The song stuck in my head was Andromeda by Weyes Blood. From an interview with her, I cite the following quote:
"deep space and deep ocean are both very symbolic for the subconscious and, as somebody who is very introspective I am a fan of trying to navigate the unseen, the unknown and those mysteries that live within ourselves"
This draws from the musical artist's past, and after the first bit of the song. I resonate, albeit woefully, to a lot of it. For example:
"Andromeda's a big wide open galaxy
Nothing in it for me
'Cept my heart that's lazy
Runnin' from my own life now
I'm really turnin' some time
Looking up to the sky for something I may never find"
In my own interpretation, I take this as a way of saying that there is so much in this world that you want to accomplish, but I'm unsure if I will succeed in that effort. I doubt my own habits and if I am good enough, and often turn to distractions to cope. Time passes inevitably, but I still dream of that success.
It resonates deeper than I would like it too. If I look into the vast ocean of possibilities, I might find some faith, but in the depths there is also fear, doubt, and escapism into something that seems neverending (but it all does end, in death, ie. the bottom of the ocean).
The second part delves more into the aspect of love, which I recently dealt with in the form of heartbreak.
"Treat me right
I'm still a good man's daughter
Let me in if I break
And be quiet if I shatter
Gettin' tired of looking
You know that I hate the game
Don't wanna waste any more time
You know I been holdin' out"
Weyes Blood later touched on this, saying:
"True love in ‘Andromeda’ is kind of like this abstract thing to a woman who has accumulated a lot of negative experiences, and maybe not had a lot of support otherwise—which is kind of like me, navigating in a predominately male world for most of my twenties (…) There are a lot of wounds that a woman accumulates (…) That’s really hard to bring into a relationship—that is a total relationship killer. It’s a lot to ask somebody, of a man especially, to be like, can you please draw me out of my hardened shell and make me soft again?"
I cannot envision myself in a relationship in this time. I would prefer more platonic ones, but part of that conflicts with patriarchal society and the devolving sense of chivalry that men have. I'm sick of it and I think it would be better to work on myself than to revisit a relationship.
But this could be a way of coping after the previous one involved a descent into two people becoming one, dependent, then separated by circumstance. It was peculiar because I knew something was off when I found it easier to ascribe gifts to them better for that one person than myself. I was in fact losing myself to this relationship, even if it was pleasureful. But that was my first love. True, it could have turned out a lot worse. But I still take it as a learning lesson that I should have been better. And I am working on ensuring that the next one will not end the same way things have before.

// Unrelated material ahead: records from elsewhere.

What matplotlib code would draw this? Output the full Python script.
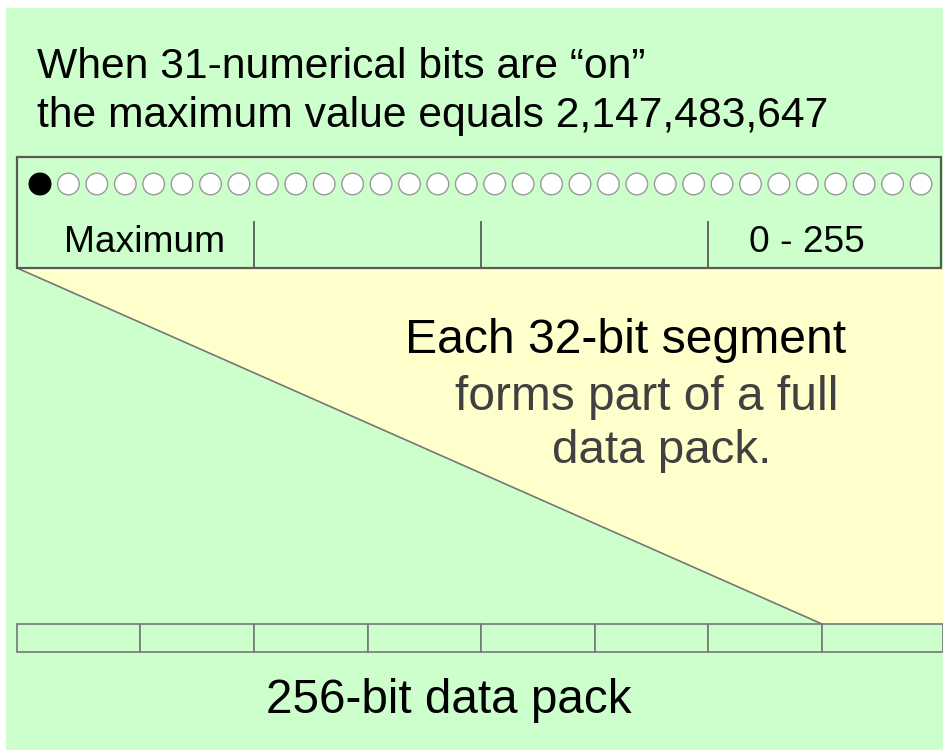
import matplotlib
matplotlib.use("Agg")
import matplotlib.pyplot as plt
from matplotlib.patches import Rectangle, Polygon, Circle

plt.rcParams['font.family'] = ['Liberation Sans', 'DejaVu Sans']

# ---- data ----
title_lines = ["When 31-numerical bits are \u201con\u201d",
               "the maximum value equals 2,147,483,647"]
bit_states = [1, 0, 0, 0, 0, 0, 0, 0, 0, 0, 0, 0, 0, 0, 0, 0,
              0, 0, 0, 0, 0, 0, 0, 0, 0, 0, 0, 0, 0, 0, 0, 0]
segment_labels = ["Maximum", "", "", "0 - 255"]
segment_edges = [17, 254, 481, 708, 941]
pack_edges = [17, 140, 254, 368, 481, 595, 708, 822, 943]
note_lines = ["Each 32-bit segment", "forms part of a full", "data pack."]
pack_label = "256-bit data pack"

W, H = 943, 751
fig = plt.figure(figsize=(W / 100, H / 100), dpi=100)
fig.patch.set_facecolor("white")
ax = fig.add_axes([0, 0, 1, 1])
ax.set_xlim(0, W)
ax.set_ylim(H, 0)
ax.set_aspect("auto")
ax.axis("off")

green = "#CCFFCC"
yellow = "#FFFFCC"
edge = "#5a5a5a"

# background
ax.add_patch(Rectangle((6, 8), W - 6, 742, facecolor=green, edgecolor="none", zorder=0))

# yellow wedge
box_top, box_bot = 157, 268
pack_top, pack_bot = 624, 652
ax.add_patch(Polygon([(17, box_bot), (W, box_bot), (W, pack_top), (pack_edges[-2], pack_top)],
                     closed=True, facecolor=yellow, edgecolor="none", zorder=1))
ax.plot([17, pack_edges[-2]], [box_bot, pack_top], color="#777777", lw=1.2, zorder=2)

# top segment box
ax.add_patch(Rectangle((segment_edges[0], box_top), segment_edges[-1] - segment_edges[0],
                       box_bot - box_top, facecolor=green, edgecolor=edge, lw=1.6, zorder=3))
for x in segment_edges[1:-1]:
    ax.plot([x, x], [222, box_bot], color=edge, lw=1.3, zorder=4)

# bits
n = len(bit_states)
x0, x1 = 40, 921
step = (x1 - x0) / (n - 1)
for i, b in enumerate(bit_states):
    cx = x0 + i * step
    ax.add_patch(Circle((cx, 184), 10.8,
                        facecolor="black" if b else "white",
                        edgecolor="black" if b else "#999999", lw=1.0, zorder=5))

# segment labels
label_x = [145, None, None, 807]
for i, lab in enumerate(segment_labels):
    if lab:
        ax.text(label_x[i], 252, lab, ha="center", va="baseline", fontsize=26.7,
                color="black", zorder=6)

# pack cells
for i in range(len(pack_edges) - 1):
    ax.add_patch(Rectangle((pack_edges[i], pack_top), pack_edges[i + 1] - pack_edges[i],
                           pack_bot - pack_top, facecolor=green, edgecolor="#777777",
                           lw=1.2, zorder=3))

# title
ax.text(37, 78, title_lines[0], ha="left", va="baseline", fontsize=30.7, color="black")
ax.text(37, 127, title_lines[1], ha="left", va="baseline", fontsize=30.7, color="black")

# note
ax.text(405, 353, note_lines[0], ha="left", va="baseline", fontsize=34.7, color="black", zorder=6)
ax.text(455, 410, note_lines[1], ha="left", va="baseline", fontsize=34.5, color="#404040", zorder=6)
ax.text(552, 463, note_lines[2], ha="left", va="baseline", fontsize=34.2, color="#404040", zorder=6)

# pack label
ax.text(449, 713, pack_label, ha="center", va="baseline", fontsize=34.3, color="black")

fig.savefig("out.png", dpi=100, facecolor="white")
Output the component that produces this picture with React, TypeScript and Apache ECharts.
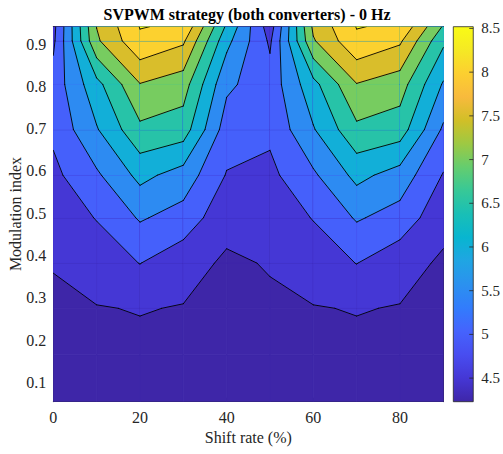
import React, { useEffect, useRef } from "react";
import * as echarts from "echarts";

// Grid coordinates
const shiftRate = [0, 10, 20, 30, 40, 50, 60, 70, 80, 90];
const modulationIndex = [0.054, 0.165, 0.275, 0.382, 0.489, 0.59, 0.698, 0.805, 0.908, 0.9415];

// Values per shift-rate column, bottom to top along modulationIndex
const zAt0 = [4.28, 4.35, 4.43, 4.52, 4.72, 4.88, 5.1, 5.2, 4.9, 4.85];
const zAt10 = [4.23, 4.32, 4.48, 4.74, 5.02, 5.42, 5.96, 6.34, 7.42, 7.51];
const zAt20 = [4.25, 4.4, 4.52, 5.01, 5.55, 6.14, 6.89, 7.48, 8.4, 8.52];
const zAt30 = [4.27, 4.35, 4.48, 4.68, 5.3, 5.79, 6.75, 7.23, 8.08, 8.43];
const zAt40 = [4.27, 4.32, 4.4, 4.43, 4.65, 4.97, 5.25, 5.6, 6.15, 6.42];
const zAt50 = [4.28, 4.35, 4.43, 4.53, 4.72, 4.88, 5.1, 5.2, 4.92, 4.75];
const zAt60 = [4.23, 4.32, 4.48, 4.74, 5.02, 5.42, 5.96, 6.34, 7.45, 7.6];
const zAt70 = [4.25, 4.4, 4.52, 5.01, 5.55, 6.14, 6.89, 7.48, 8.4, 8.52];
const zAt80 = [4.27, 4.35, 4.48, 4.68, 5.3, 5.79, 6.75, 7.23, 8.08, 8.43];
const zAt90 = [4.27, 4.32, 4.4, 4.43, 4.65, 4.97, 5.42, 5.95, 6.6, 6.95];

const contourLevels = [4.5, 5, 5.5, 6, 6.5, 7, 7.5, 8, 8.5];
const xTickValues = [0, 20, 40, 60, 80];
const yTickValues = [0.1, 0.2, 0.3, 0.4, 0.5, 0.6, 0.7, 0.8, 0.9];
const colorbarTickValues = [4.5, 5, 5.5, 6, 6.5, 7, 7.5, 8, 8.5];

const titleText = "SVPWM strategy (both converters) - 0 Hz";
const xName = "Shift rate (%)";
const yName = "Modulation index";

// parula colormap stops
const PARULA: number[][] = [
  [62, 38, 168], [69, 55, 213], [72, 77, 240], [69, 99, 253], [50, 124, 252],
  [43, 145, 239], [32, 165, 227], [8, 181, 208], [25, 191, 182], [55, 200, 151],
  [100, 205, 111], [157, 201, 67], [209, 191, 39], [248, 186, 61], [252, 207, 48],
  [245, 233, 36], [249, 251, 21],
];

function parula(t: number): string {
  const tt = Math.max(0, Math.min(1, t));
  const n = PARULA.length - 1;
  const f = tt * n;
  const i = Math.min(Math.floor(f), n - 1);
  const u = f - i;
  const a = PARULA[i];
  const b = PARULA[i + 1];
  const c = [0, 1, 2].map((k) => Math.round(a[k] + (b[k] - a[k]) * u));
  return `rgb(${c[0]},${c[1]},${c[2]})`;
}

const FONT = "Liberation Serif";
const AXIS_COLOR = "#262626";
type P = [number, number, number];

function clipPoly(poly: P[], f: (z: number) => number): P[] {
  const out: P[] = [];
  for (let k = 0; k < poly.length; k++) {
    const a = poly[k];
    const b = poly[(k + 1) % poly.length];
    const da = f(a[2]);
    const db = f(b[2]);
    if (da >= 0) out.push(a);
    if (da >= 0 !== db >= 0) {
      const t = da / (da - db);
      out.push([a[0] + (b[0] - a[0]) * t, a[1] + (b[1] - a[1]) * t, a[2] + (b[2] - a[2]) * t]);
    }
  }
  return out;
}

export default function App() {
  const ref = useRef<HTMLDivElement>(null);

  useEffect(() => {
    if (!ref.current) return;
    const chart = echarts.init(ref.current, null, { renderer: "svg" });

    const zColumns = [zAt0, zAt10, zAt20, zAt30, zAt40, zAt50, zAt60, zAt70, zAt80, zAt90];
    const allZ = zColumns.flat();
    const zMin = Math.min(...allZ);
    const zMax = Math.max(...allZ);
    const bandColors = [parula(0), ...contourLevels.map((lo) => parula((lo - zMin) / (zMax - zMin)))];

    const cells: number[][] = [];
    for (let i = 0; i < shiftRate.length - 1; i++) {
      for (let j = 0; j < modulationIndex.length - 1; j++) {
        cells.push([(shiftRate[i] + shiftRate[i + 1]) / 2, (modulationIndex[j] + modulationIndex[j + 1]) / 2, i, j]);
      }
    }

    const cellCorners = (i: number, j: number): P[] => [
      [shiftRate[i], modulationIndex[j], zColumns[i][j]],
      [shiftRate[i + 1], modulationIndex[j], zColumns[i + 1][j]],
      [shiftRate[i + 1], modulationIndex[j + 1], zColumns[i + 1][j + 1]],
      [shiftRate[i], modulationIndex[j + 1], zColumns[i][j + 1]],
    ];

    // filled contour bands (painter's order inside each grid cell)
    const renderFill = (params: any, api: any) => {
      const corners = cellCorners(api.value(2), api.value(3));
      const children: any[] = [];
      for (let k = 0; k <= contourLevels.length; k++) {
        let poly = corners;
        if (k > 0) {
          const lo = contourLevels[k - 1];
          poly = clipPoly(poly, (z) => z - lo);
        }
        if (poly.length < 3) continue;
        children.push({
          type: "polygon",
          shape: { points: poly.map((p) => api.coord([p[0], p[1]])) },
          style: { fill: bandColors[k], stroke: bandColors[k], lineWidth: 0.8, lineJoin: "round" },
          silent: true,
        });
      }
      return { type: "group", children };
    };

    // contour lines (marching squares)
    const renderLines = (params: any, api: any) => {
      const c = cellCorners(api.value(2), api.value(3));
      const children: any[] = [];
      for (const L of contourLevels) {
        const pts: (number[] | null)[] = [];
        for (let e = 0; e < 4; e++) {
          const a = c[e];
          const b = c[(e + 1) % 4];
          if (a[2] >= L !== b[2] >= L) {
            const t = (L - a[2]) / (b[2] - a[2]);
            pts.push([a[0] + (b[0] - a[0]) * t, a[1] + (b[1] - a[1]) * t]);
          } else pts.push(null);
        }
        const found = pts.filter((p) => p !== null) as number[][];
        const segs: number[][][] = [];
        if (found.length === 2) segs.push([found[0], found[1]]);
        else if (found.length === 4) {
          if (c[0][2] >= L) {
            segs.push([pts[0]!, pts[1]!]);
            segs.push([pts[2]!, pts[3]!]);
          } else {
            segs.push([pts[1]!, pts[2]!]);
            segs.push([pts[3]!, pts[0]!]);
          }
        }
        for (const s of segs) {
          const p1 = api.coord(s[0]);
          const p2 = api.coord(s[1]);
          children.push({
            type: "line",
            shape: { x1: p1[0], y1: p1[1], x2: p2[0], y2: p2[1] },
            style: { stroke: "#000000", lineWidth: 0.9, lineCap: "round" },
            silent: true,
          });
        }
      }
      return { type: "group", children };
    };

    const gradientStops = PARULA.map((col, k) => ({
      offset: 1 - k / (PARULA.length - 1),
      color: `rgb(${col.join(",")})`,
    })).reverse();

    // colour bar: gradient rect with inward ticks on its right edge
    const renderColorbar = (params: any, api: any) => {
      const tl = api.coord([0, zMax]);
      const br = api.coord([1, zMin]);
      const children: any[] = [
        {
          type: "rect",
          shape: { x: tl[0], y: tl[1], width: br[0] - tl[0], height: br[1] - tl[1] },
          style: { fill: new echarts.graphic.LinearGradient(0, 0, 0, 1, gradientStops), stroke: AXIS_COLOR, lineWidth: 0.8 },
          silent: true,
        },
      ];
      for (const v of colorbarTickValues) {
        const p = api.coord([1, v]);
        children.push({
          type: "line",
          shape: { x1: p[0], y1: p[1], x2: p[0] - 4, y2: p[1] },
          style: { stroke: AXIS_COLOR, lineWidth: 0.8 },
          silent: true,
        });
      }
      return { type: "group", children };
    };

    const axisLine = { show: true, onZero: false, lineStyle: { color: AXIS_COLOR, width: 1 } };
    const txt = (text: string, x: number, y: number, extra: any = {}) => ({
      type: "text",
      x,
      y,
      z: 100,
      ...extra,
      style: {
        text,
        textAlign: "center",
        textVerticalAlign: "middle",
        fontFamily: FONT,
        fontSize: 16,
        fill: AXIS_COLOR,
        ...(extra.style || {}),
      },
    });

    const option: any = {
      animation: false,
      backgroundColor: "#ffffff",
      grid: [
        { left: 53.3, top: 26.7, width: 390, height: 375 },
        { left: 453.3, top: 26.7, width: 21.7, height: 375 },
      ],
      graphic: [
        txt(titleText, 247, 14, { style: { fontWeight: "bold", fill: "#000000" } }),
        txt(xName, 248.3, 437),
        txt(yName, 15, 214, { rotation: Math.PI / 2 }),
      ],
      xAxis: [
        {
          gridIndex: 0, type: "value", min: 0, max: 90, interval: 10, position: "bottom", axisLine,
          axisTick: { show: true, inside: true, length: 4, customValues: xTickValues, lineStyle: { color: AXIS_COLOR } },
          axisLabel: { customValues: xTickValues, margin: 8, fontFamily: FONT, fontSize: 16, color: AXIS_COLOR },
          splitLine: { show: false },
        },
        {
          gridIndex: 0, type: "value", min: 0, max: 90, interval: 10, position: "top", axisLine,
          axisTick: { show: true, inside: true, length: 4, customValues: xTickValues, lineStyle: { color: AXIS_COLOR } },
          axisLabel: { show: false }, splitLine: { show: false },
        },
        { gridIndex: 1, type: "value", min: 0, max: 1, show: false },
      ],
      yAxis: [
        {
          gridIndex: 0, type: "value", min: modulationIndex[0], max: modulationIndex[modulationIndex.length - 1],
          position: "left", axisLine,
          axisTick: { show: true, inside: true, length: 4, customValues: yTickValues, lineStyle: { color: AXIS_COLOR } },
          axisLabel: { customValues: yTickValues, margin: 7, fontFamily: FONT, fontSize: 16, color: AXIS_COLOR, formatter: (v: number) => v.toFixed(1) },
          splitLine: { show: false },
        },
        {
          gridIndex: 0, type: "value", min: modulationIndex[0], max: modulationIndex[modulationIndex.length - 1],
          position: "right", axisLine,
          axisTick: { show: true, inside: true, length: 4, customValues: yTickValues, lineStyle: { color: AXIS_COLOR } },
          axisLabel: { show: false }, splitLine: { show: false },
        },
        {
          gridIndex: 1, type: "value", min: zMin, max: zMax, position: "right",
          axisLine: { show: false }, axisTick: { show: false }, splitLine: { show: false },
          axisLabel: {
            customValues: colorbarTickValues, margin: 8, fontFamily: FONT, fontSize: 15, color: AXIS_COLOR,
            showMinLabel: true, showMaxLabel: true, formatter: (v: number) => String(v),
          },
        },
      ],
      series: [
        { type: "custom", xAxisIndex: 0, yAxisIndex: 0, data: cells, renderItem: renderFill, clip: true, silent: true, z: 1 },
        { type: "custom", xAxisIndex: 0, yAxisIndex: 0, data: cells, renderItem: renderLines, clip: true, silent: true, z: 2 },
        { type: "custom", xAxisIndex: 2, yAxisIndex: 2, data: [[0.5, (zMin + zMax) / 2]], renderItem: renderColorbar, silent: true, z: 1 },
      ],
    };

    chart.setOption(option);
    return () => chart.dispose();
  }, []);

  return <div ref={ref} style={{ position: "absolute", left: 0, top: 0, width: 503, height: 454, background: "#ffffff" }} />;
}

It's frightening though. The perceived lack of kindness in mens hearts as a result of the way culture and patriarchy has shaped them. I see it in the way they hold a conversation, the desire driven not by love but rather deprivation, and the closed off emotions that will remain until one is met with the desire to change themselves internally.
I am also closed off. I have, however, tailored an on-and-off switch that will immediately allow me to spill my guts and mind (thank you therapy). But becoming vulnerable with someone takes years. Do I trust them? Are their intentions good-willed? Is this right for my future?
So many questions. yet there is a lot at risk. And while I have ample time, both to accomplish my own goals and find love, I only hope that these desires age like fine wine.